French Military Priorities vs. German Military Priorities
France:
- Independent global power projection
- Aircraft carrier compatibility (CATOBAR)
- Airborne nuclear deterrent capability (ASMPA missile)
- Strategic autonomy from Washington
Germany:
- Territorial defense of NATO's eastern flank
- Ground-based coalition operations
- Heavy reliance on the American nuclear umbrella
- Strict parliamentary oversight on exports
Look at the French military posture. France is a nuclear power with permanent membership on the UN Security Council and territories spanning the globe. When Paris designs a fighter jet, that plane absolutely must be able to do two things: launch from an aircraft carrier at sea, and carry a nuclear missile.
Germany needs neither of those things. Berlin doesn't have an aircraft carrier. Germany’s nuclear strategy relies entirely on NATO's nuclear-sharing agreement, which uses American-made weapons. Chancellor Merz openly questioned whether spending billions on a crewed sixth-generation jet even made sense for Germany’s air force when they could just buy more American F-35s.
So, how do you design a single airframe that satisfies both masters? You don't. You end up trying to build a camel instead of a racehorse. France wanted a sleek, carrier-capable nuclear strike fighter. Germany wanted a heavy, long-range interceptor optimized for continental Europe. They were trying to build two entirely different planes under one name.
The Poison Pill of Export Controls
Then comes the issue of selling the damn thing. A project this expensive requires export markets to achieve economies of scale. You can't recoup €100 billion in development costs just by selling to the French Air Force and the Luftwaffe.
But selling European weapons is a geopolitical nightmare. France views arms exports as a vital tool of foreign policy and a way to keep its domestic defense companies profitable. If Paris wants to sell jets to India, Egypt, or Greece, they just sign the deal.
Germany’s political system is designed to stop that. Berlin has strict, legally binding export rules that heavily restrict weapon sales to non-NATO countries or regions in conflict. For years, French officials have watched in horror as German political coalitions blocked arms sales to Middle Eastern buyers, freezing joint programs in their tracks.
Dassault knew that if Germany held a veto over where the FCAS could be sold, the plane might never find an international customer.
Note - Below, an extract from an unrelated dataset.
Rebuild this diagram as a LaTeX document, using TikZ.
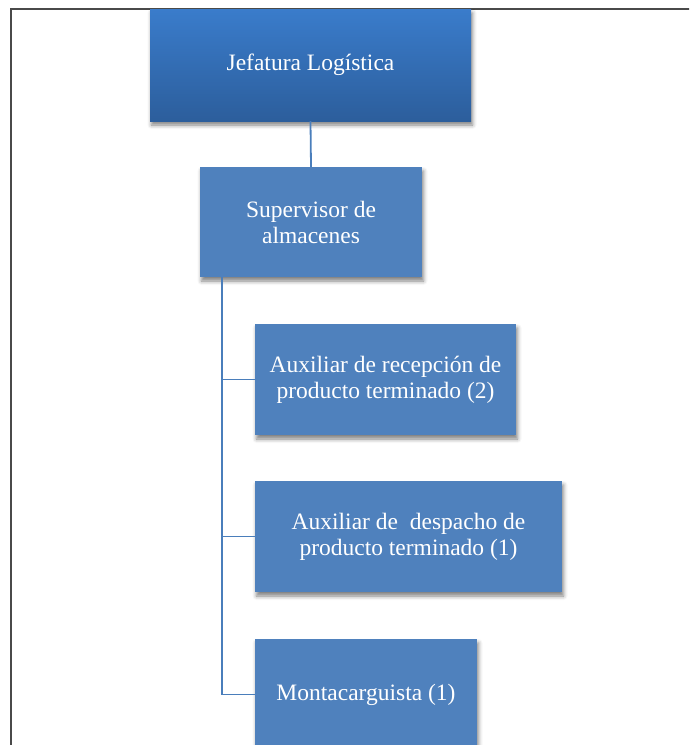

For French industry, that was a total dealbreaker.
Where Do We Go From Here?
The fighter jet is dead, but the fallout is just beginning. Defense Minister Boris Pistorius is already scrambling in Berlin, looking at alternative options. The immediate next steps for European defense won't look like grand cooperation; they will look like tactical retreats.
First, expect Germany to double down on American hardware. Berlin has already bought F-35s to fill its immediate nuclear-delivery gap. Buying more of them is now the path of least resistance.
Second, watch the remnants of the FCAS architecture. The "combat cloud" and the drone systems might actually survive. German government sources are already dropping hints that the networking tech could be salvaged. It turns out it's easier to agree on data links than on radar-evading wings.
Third, look for new alliances. The UK, Italy, and Japan are already forging ahead with their own sixth-generation fighter project, the Global Combat Air Programme (GCAP). Don't be surprised if Germany sneaks a glance across the English Channel to see if they can jump onto that moving train, leaving France to build its next jet completely alone.
The collapse of FCAS is a brutal reminder that you can't force a common defense policy onto nations that don't share a common strategic soul. Until Europe fixes that fundamental divide, every grand joint military project will end up exactly like this one: an expensive heap of scrap metal sacrificed on the altar of national pride.